What's the difference? If you think of middleware as a pipe, right now most of what flows down that pipe is simple information -- such as customer data, sales data, and so on -- all bound to messages that are similar to small database records moving from system to system. Of course, middleware has become much more helpful over the last 10 years, adding such features as transformation, reconciliation of application semantics, and in some cases, the assurance that information flows to the correct machine.
But the movement toward service-oriented middleware is really all about dealing with functional behavior -- and the way in which that behavior is shared among systems. In other words, instead of just sharing information, the middleware facilitates cross-invocation of remote methods or service calls as if they were local. Naturally, data is bound to these methods, and as with traditional objects, you leverage the methods to control access to data.

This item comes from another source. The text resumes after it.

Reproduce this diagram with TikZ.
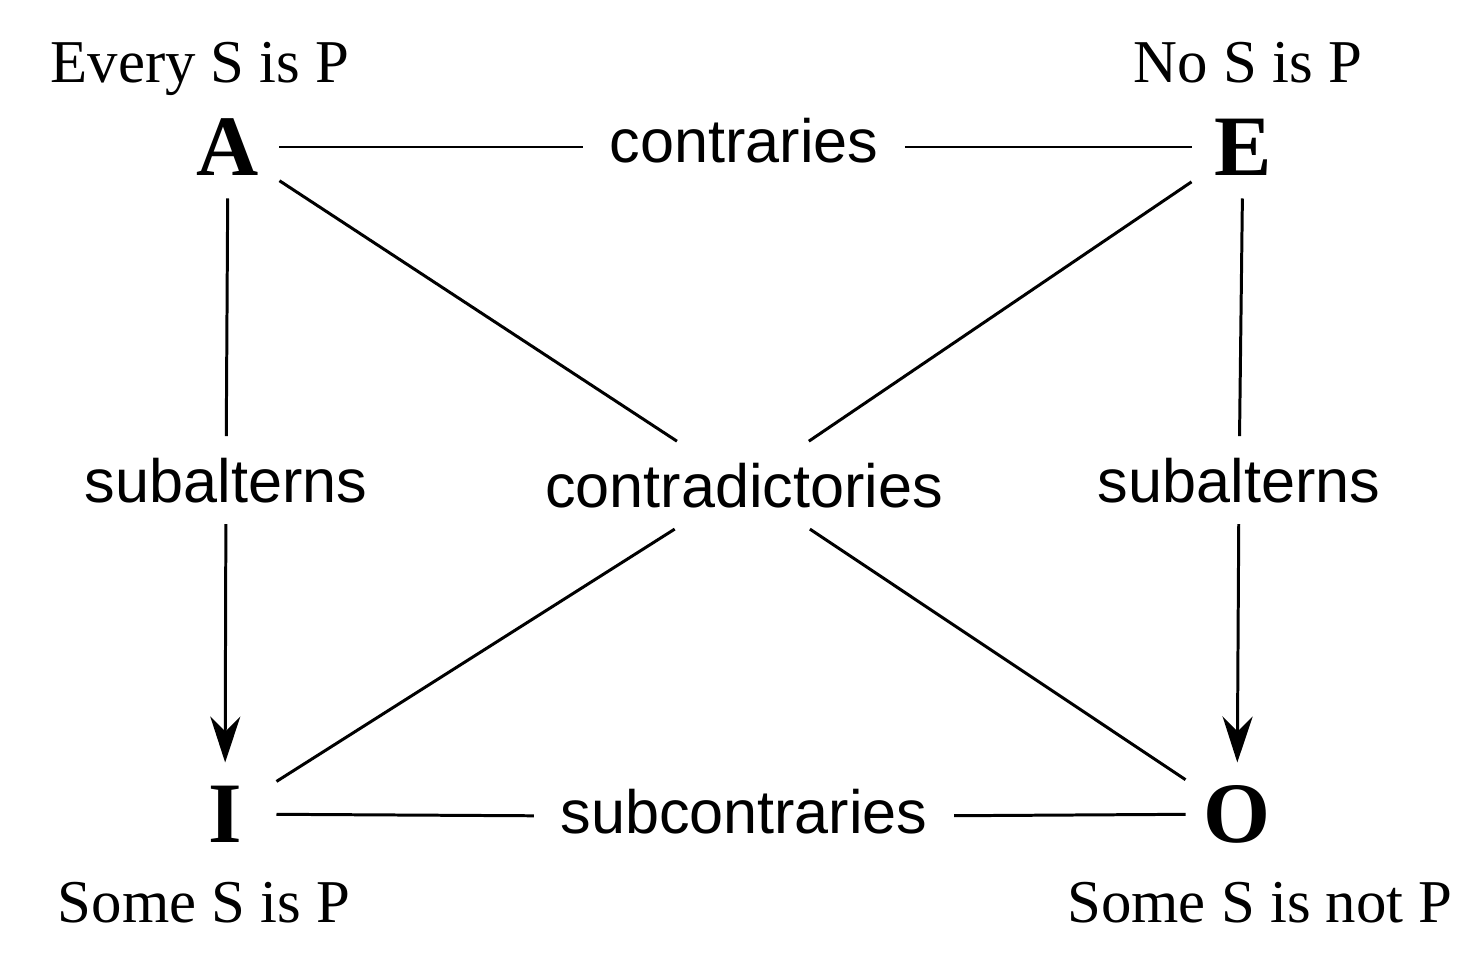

So why is this new? Even with the use of such middleware as integration servers, message brokers, or service-enabled queuing systems (ESBs, for example), the focus has remained on the exchange of information instead of services. Today, information-oriented middleware is currently being deployed within SOAs for service-oriented purposes, with limited success. Driven by the need to support service orientation, a new emphasis on behavior-sharing will fundamentally change how middleware is built and deployed.